Review: Product Shop NYC

March 2004, by Jason Gordon

In which Product Shop NYC writer Jason Gordon leaves behind the real word and enters a universe where chaos and confusion rule.

COURTNEY LOVE
Plaid, New York City
March 17, 2004

It was on August 5th, 1994, when I last saw Courtney Love perform live. Nirvana were to headline that summers Lollapalooza Festival, but Kurt Cobain’s suicide changed all that. Instead, on that horrible rainy day that left the crowd soaking wet and covered in mud, Courtney Love made a surprise appearance after the Beastie Boys high energy set and right before The Smashing Pumpkins disappointing headlining performance.
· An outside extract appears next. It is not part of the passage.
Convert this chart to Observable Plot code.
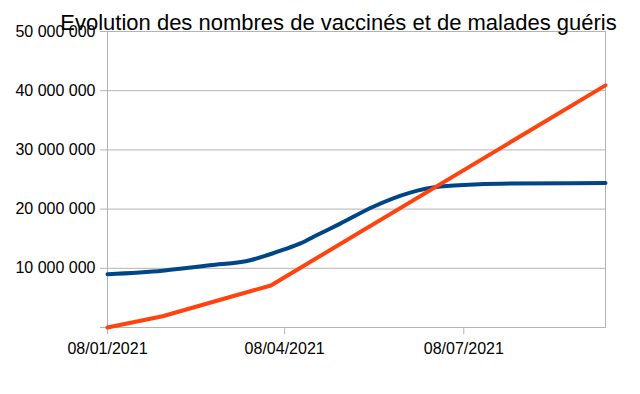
<!DOCTYPE html>
<html>
<head>
<meta charset="utf-8">
<script src="https://cdn.jsdelivr.net/npm/d3@7"></script>
<script src="https://cdn.jsdelivr.net/npm/@observablehq/plot@0.6"></script>
<style>
  html, body { margin: 0; padding: 0; background: #fff; }
  #wrap { position: relative; width: 640px; height: 394px; font-family: "Liberation Sans", Arial, sans-serif; }
  #title { position: absolute; left: 0; width: 677px; top: 12px; text-align: center; font-size: 22px; color: #000; white-space: nowrap; z-index: 2; line-height: 1; }
  #chart { position: absolute; left: 0; top: 0; }
</style>
</head>
<body>
<div id="wrap">
  <div id="chart"></div>
  <div id="title">Evolution des nombres de vaccinés et de malades guéris</div>
</div>
<script>
const titleText = "Evolution des nombres de vaccinés et de malades guéris";
const seriesNames = ["Vaccinés", "Malades guéris"];

// Series 1 (blue)
const blueDates = ["2021-01-08","2021-02-05","2021-03-01","2021-03-22","2021-03-30","2021-04-07","2021-04-16","2021-04-25","2021-05-06","2021-05-23","2021-06-10","2021-06-26","2021-07-27","2021-09-18"];
const blueValues = [9000000, 9600000, 10500000, 11400000, 12200000, 13100000, 14200000, 15700000, 17500000, 20400000, 22700000, 23800000, 24300000, 24400000];

// Series 2 (orange)
const orangeDates = ["2021-01-08","2021-02-05","2021-04-01","2021-09-18"];
const orangeValues = [0, 1900000, 7100000, 40900000];

const yTicks = [0, 10000000, 20000000, 30000000, 40000000, 50000000];
const xTickDates = ["2021-01-08","2021-04-08","2021-07-08"];
const xDomain = ["2021-01-08","2021-09-18"];

const parse = s => new Date(s + "T00:00:00Z");
const blue = blueDates.map((d, i) => ({date: parse(d), value: blueValues[i], series: seriesNames[0]}));
const orange = orangeDates.map((d, i) => ({date: parse(d), value: orangeValues[i], series: seriesNames[1]}));

const fmtY = d => d === 0 ? "" : d3.format(",")(d).replace(/,/g, " ");
const fmtX = d3.utcFormat("%d/%m/%Y");
const grid = "#b3b3b3";

const chart = Plot.plot({
  width: 640,
  height: 394,
  marginLeft: 107,
  marginRight: 35,
  marginTop: 31,
  marginBottom: 67,
  style: {fontFamily: "Liberation Sans, Arial, sans-serif", fontSize: "16px", color: "#000", background: "#fff"},
  x: {type: "utc", domain: xDomain.map(parse)},
  y: {domain: [0, 50000000]},
  marks: [
    Plot.ruleY(yTicks, {stroke: grid, strokeWidth: 1}),
    Plot.frame({stroke: grid, strokeWidth: 1}),
    Plot.axisY({ticks: yTicks, tickFormat: fmtY, tickSize: 7, tickPadding: 5, stroke: grid, fill: "#000", label: null}),
    Plot.axisX({ticks: xTickDates.map(parse), tickFormat: fmtX, tickSize: 7, tickPadding: 8, stroke: grid, fill: "#000", label: null}),
    Plot.line(blue, {x: "date", y: "value", stroke: "#004586", strokeWidth: 4, curve: "monotone-x"}),
    Plot.line(orange, {x: "date", y: "value", stroke: "#ff420e", strokeWidth: 4})
  ]
});
document.getElementById("chart").appendChild(chart);
</script>
</body>
</html>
This was Courtney as you may not remember her. She stumbled out from the wing of the stage where a single mic had been set up with a small amp. She had barrettes in her hair and her lips where poorly decorated in fuck-me red lipstick. She wore a tattered off-white baby doll dress with what appeared to be one of Kurt’s jazzmaster guitars hanging almost down to her knees. She plugged her guitar in, mumbled something about, “Whatever, fuck you all. I’m Courtney.” and then proceeded to play extremely slow and solo versions of ‘Doll Parts’ and ‘Miss World’, before throwing the guitar to the ground and stomping off.
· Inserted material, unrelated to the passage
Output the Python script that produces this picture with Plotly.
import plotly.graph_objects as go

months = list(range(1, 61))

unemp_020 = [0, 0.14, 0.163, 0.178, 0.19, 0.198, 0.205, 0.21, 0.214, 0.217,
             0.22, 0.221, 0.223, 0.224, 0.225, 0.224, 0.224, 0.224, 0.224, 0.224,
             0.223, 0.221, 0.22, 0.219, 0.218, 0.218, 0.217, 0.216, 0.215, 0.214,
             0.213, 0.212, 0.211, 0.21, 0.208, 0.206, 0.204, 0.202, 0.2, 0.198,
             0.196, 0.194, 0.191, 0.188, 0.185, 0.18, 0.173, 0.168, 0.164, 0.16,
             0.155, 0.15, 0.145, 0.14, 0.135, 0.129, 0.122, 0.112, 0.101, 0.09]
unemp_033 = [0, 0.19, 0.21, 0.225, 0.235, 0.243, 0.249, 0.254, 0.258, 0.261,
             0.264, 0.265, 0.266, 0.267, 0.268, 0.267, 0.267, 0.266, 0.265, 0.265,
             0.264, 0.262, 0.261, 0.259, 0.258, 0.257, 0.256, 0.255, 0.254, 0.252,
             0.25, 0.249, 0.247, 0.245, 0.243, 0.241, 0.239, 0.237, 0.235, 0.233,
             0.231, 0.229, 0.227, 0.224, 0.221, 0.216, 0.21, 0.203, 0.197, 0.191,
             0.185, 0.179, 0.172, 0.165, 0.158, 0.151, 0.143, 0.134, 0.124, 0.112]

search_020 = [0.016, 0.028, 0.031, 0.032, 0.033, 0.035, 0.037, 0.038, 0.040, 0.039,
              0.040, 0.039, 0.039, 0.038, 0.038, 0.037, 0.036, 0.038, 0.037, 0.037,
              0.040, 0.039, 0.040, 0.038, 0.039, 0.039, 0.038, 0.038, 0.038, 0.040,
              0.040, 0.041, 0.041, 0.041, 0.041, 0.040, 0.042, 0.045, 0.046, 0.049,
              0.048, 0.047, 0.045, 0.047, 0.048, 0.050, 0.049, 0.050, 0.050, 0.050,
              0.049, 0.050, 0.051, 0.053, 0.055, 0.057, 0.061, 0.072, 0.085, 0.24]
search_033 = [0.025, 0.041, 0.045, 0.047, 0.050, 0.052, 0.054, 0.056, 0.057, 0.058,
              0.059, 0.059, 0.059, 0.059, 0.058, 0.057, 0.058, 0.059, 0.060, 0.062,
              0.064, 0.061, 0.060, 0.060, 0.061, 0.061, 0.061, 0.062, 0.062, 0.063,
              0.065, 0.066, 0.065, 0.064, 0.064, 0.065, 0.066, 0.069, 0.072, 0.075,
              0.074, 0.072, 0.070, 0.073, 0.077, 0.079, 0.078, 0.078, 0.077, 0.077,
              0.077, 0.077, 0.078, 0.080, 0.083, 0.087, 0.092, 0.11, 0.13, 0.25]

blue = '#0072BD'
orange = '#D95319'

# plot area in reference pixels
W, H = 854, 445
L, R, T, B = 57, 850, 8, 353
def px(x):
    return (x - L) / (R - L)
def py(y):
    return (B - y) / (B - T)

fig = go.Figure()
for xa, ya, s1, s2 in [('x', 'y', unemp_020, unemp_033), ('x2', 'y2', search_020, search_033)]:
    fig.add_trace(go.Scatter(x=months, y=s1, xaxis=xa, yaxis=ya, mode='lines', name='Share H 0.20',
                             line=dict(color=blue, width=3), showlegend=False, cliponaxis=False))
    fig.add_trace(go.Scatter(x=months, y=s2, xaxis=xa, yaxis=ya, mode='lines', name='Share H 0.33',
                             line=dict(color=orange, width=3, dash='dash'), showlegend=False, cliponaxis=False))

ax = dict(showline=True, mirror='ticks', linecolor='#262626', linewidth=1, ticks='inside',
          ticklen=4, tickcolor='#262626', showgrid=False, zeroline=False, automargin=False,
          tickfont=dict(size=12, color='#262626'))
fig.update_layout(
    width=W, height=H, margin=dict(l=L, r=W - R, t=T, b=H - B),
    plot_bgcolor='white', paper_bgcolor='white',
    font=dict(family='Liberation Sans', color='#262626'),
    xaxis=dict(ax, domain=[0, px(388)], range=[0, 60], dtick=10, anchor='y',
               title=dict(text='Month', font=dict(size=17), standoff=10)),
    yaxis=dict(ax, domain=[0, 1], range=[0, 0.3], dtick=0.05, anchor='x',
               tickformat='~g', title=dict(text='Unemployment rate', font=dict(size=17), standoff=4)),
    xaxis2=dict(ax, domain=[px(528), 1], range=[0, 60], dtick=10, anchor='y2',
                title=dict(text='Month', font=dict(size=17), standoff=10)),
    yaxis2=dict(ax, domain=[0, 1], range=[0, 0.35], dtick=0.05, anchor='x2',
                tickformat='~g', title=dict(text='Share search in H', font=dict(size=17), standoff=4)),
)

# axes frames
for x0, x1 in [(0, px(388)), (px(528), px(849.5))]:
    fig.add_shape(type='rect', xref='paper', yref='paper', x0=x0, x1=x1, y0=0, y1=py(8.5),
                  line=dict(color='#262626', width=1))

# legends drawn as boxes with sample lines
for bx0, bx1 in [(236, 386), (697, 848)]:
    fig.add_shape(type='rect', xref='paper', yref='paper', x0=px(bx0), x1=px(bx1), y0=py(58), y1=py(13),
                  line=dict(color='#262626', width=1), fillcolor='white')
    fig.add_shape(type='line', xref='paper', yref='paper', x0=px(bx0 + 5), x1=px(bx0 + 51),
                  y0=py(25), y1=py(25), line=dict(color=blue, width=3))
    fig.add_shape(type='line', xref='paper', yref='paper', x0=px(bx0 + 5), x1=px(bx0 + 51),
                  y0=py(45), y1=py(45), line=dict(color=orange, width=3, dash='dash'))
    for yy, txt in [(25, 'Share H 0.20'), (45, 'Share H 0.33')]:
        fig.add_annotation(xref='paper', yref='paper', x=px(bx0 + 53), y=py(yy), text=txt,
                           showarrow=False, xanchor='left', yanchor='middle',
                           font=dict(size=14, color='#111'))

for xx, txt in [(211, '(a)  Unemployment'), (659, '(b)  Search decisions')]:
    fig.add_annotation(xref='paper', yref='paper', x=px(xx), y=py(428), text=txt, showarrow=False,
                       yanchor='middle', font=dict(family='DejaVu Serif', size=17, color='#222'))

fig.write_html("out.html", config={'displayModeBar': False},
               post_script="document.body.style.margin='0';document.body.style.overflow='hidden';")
Right after Kurt’s death, Courtney had rarely been seen in public. When you did see her, she was a temperamental widow capable of exploding at any moment. Fast forward to an hour and half past midnight on March 17th, where a temperamental, obviously fucked up Courtney Love took the stage at a surprise show at Plaid and you imediately realize how little things have actually changed.

It seems half the fun of seeing a Courtney show is seeing if she falls apart, explodes, goes crazy, kills someone, makes an ass of herself, strips, or loses her mind. The music almost doesn’t matter; it’s simply the key in the ignition of a car that’s loaded with three thousand pounds of dynamite. At the Plaid show, in another crazy week in Courtney’s life, she certainly didn’t need any provoking to go crazy; she did just fine on her own.

When Courtney first stumbled onto the small cramped stage, she already needed help standing up. She immediately started screaming for someone to bring her a guitar, a cigarette, and a god-damn microphone (“I’m only the fucking lead singer.”). Once she got the microphone she screamed to one of the VIP tables in the back, “Hey, Natasha. Natasha Lyonne, pass me my fucking scotch….bitch.” and sure enough a bottle got passed through the crowd to the stage where Courtney started swigging it. “You fuckers ready! This is going to be a disaster!” she announced, “This is going to be a horrible mess. Well, either a horrible show or the best fucking show you ever saw, I mean see, whatever. Fuck. Am I Diva or what? This is going to suck.” She stood tall and smiled the smile that only the mixture of Oxycottin and scotch could provide. Then she repeated that this is going to be horrible or the best about twenty more times.

After about fifteen minutes of rambling and stumbling around, Courtney and her band launched into a sloppy version of ‘But Julian, I’m A Little Bit Old Than You’ and with in seconds of the song starting, she had thrown her guitar off and was falling into the crowd. The madness had just started. As the song ended, the peroxide princess yelled, “Well now we know this is a horrible show. It’s a mess! Is that Bob Gruen. You fucking welfare case. I want a cigarette.” and then asked a girl in the front of the stage to pick a song to play. Some doofus yelled ‘Freebird’ and she said okay and the band started playing a cover of some old Heart song or something.

It was chaos. During ‘All the Drugs’ she threw her mic stand into the crowd and then gave a quick flash of her tit to the crowd. During ‘Malibu’ she tried to play guitar but couldn’t, so she threw her guitar into the crowd. People grabbed for it but somehow it made its way back to the stage. Turns out it wasn’t even her guitar! She had merely taken (borrowed) a guitar from someone in Unkle Fucker, one of the opening acts. She threw herself back into the crowd and shit, even the security guards by the front of the stage was laughing at this point.

She was fumbling for a cigarette when she fell again and her entire band clamored around her, not to help her up, but to light her cigarette. An hour had passed and only five songs had been played when they launched into ‘Mono’. Courtney tried to use a guitar but couldn’t even hold the pick. By the time they started playing the song, she had already dropped the thing to the ground and instead decided to stick her head into the kick drum?!?!?

When the song ended she cursed some more and then was more or less carried offstage, where she was immediately fucking arrested by police! Turns out that when she threw the mic stand into the crowd, it some kid in the head who decided to press charges.

So there she is, stumbling around, fucked up at around 2:30 in the morning, being arrested, and living up to her reputation as only Courtney Love can.